*What to produce:* Show every line containing "this" by copying it.
::::::
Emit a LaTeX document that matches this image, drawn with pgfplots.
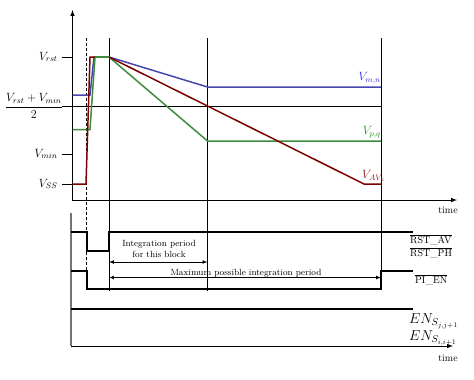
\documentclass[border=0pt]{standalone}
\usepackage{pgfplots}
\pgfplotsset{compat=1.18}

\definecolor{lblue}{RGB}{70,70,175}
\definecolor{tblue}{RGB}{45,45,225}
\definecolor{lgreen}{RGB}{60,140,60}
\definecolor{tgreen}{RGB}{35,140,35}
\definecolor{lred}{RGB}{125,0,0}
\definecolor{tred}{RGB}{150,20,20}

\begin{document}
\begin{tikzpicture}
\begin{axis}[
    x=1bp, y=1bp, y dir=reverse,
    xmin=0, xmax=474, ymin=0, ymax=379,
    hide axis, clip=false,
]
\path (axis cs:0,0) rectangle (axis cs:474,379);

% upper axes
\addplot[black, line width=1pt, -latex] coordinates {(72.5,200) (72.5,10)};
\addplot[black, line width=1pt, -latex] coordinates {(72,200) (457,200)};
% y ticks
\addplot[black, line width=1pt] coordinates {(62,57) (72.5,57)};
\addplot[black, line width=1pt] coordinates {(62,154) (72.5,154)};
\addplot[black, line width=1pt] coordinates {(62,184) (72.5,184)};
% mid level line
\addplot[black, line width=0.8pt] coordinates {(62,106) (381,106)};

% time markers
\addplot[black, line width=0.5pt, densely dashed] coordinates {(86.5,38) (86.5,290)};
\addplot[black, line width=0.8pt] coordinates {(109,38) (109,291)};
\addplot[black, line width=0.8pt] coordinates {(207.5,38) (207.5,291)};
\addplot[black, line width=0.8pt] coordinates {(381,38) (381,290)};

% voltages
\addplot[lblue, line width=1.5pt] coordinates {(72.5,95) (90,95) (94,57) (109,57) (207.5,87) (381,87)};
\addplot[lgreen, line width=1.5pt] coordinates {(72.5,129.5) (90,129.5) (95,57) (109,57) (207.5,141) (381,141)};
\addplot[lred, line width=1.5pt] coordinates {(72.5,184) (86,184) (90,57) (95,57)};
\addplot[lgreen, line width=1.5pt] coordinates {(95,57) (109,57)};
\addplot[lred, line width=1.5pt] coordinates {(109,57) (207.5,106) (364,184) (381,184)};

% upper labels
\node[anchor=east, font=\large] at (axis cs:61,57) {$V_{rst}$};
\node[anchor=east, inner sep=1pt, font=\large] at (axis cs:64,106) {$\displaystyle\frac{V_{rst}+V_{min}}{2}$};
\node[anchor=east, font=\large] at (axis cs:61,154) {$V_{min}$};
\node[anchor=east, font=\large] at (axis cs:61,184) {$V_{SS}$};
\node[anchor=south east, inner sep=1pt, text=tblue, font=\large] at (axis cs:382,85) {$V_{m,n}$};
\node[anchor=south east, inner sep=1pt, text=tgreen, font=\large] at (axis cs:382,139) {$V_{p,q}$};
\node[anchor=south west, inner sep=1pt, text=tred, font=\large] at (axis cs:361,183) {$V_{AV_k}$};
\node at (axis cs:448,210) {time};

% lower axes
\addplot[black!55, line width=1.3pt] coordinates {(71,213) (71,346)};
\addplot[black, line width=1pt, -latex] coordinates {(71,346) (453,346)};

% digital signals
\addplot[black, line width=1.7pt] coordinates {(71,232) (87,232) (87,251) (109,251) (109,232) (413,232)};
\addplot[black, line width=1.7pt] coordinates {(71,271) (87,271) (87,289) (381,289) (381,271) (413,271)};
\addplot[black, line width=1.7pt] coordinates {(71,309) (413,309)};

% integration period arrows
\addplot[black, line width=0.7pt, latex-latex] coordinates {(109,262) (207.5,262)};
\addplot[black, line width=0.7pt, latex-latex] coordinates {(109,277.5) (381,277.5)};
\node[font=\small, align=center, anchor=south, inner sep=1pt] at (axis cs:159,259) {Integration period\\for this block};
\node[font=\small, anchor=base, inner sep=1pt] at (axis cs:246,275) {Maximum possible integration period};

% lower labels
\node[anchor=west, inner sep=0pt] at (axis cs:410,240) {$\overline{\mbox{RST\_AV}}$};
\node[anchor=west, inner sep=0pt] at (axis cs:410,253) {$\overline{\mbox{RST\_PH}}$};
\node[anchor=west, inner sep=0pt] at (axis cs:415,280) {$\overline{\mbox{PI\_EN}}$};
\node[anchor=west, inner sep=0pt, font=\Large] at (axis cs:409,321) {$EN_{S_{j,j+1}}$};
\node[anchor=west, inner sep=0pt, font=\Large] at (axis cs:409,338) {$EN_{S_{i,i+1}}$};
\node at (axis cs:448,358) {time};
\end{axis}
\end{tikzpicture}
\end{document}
::::::
*Result of the exercise:*
Emit a LaTeX document that matches this image, drawn with pgfplots.
\node[font=\small, align=center, anchor=south, inner sep=1pt] at (axis cs:159,259) {Integration period\\for this block};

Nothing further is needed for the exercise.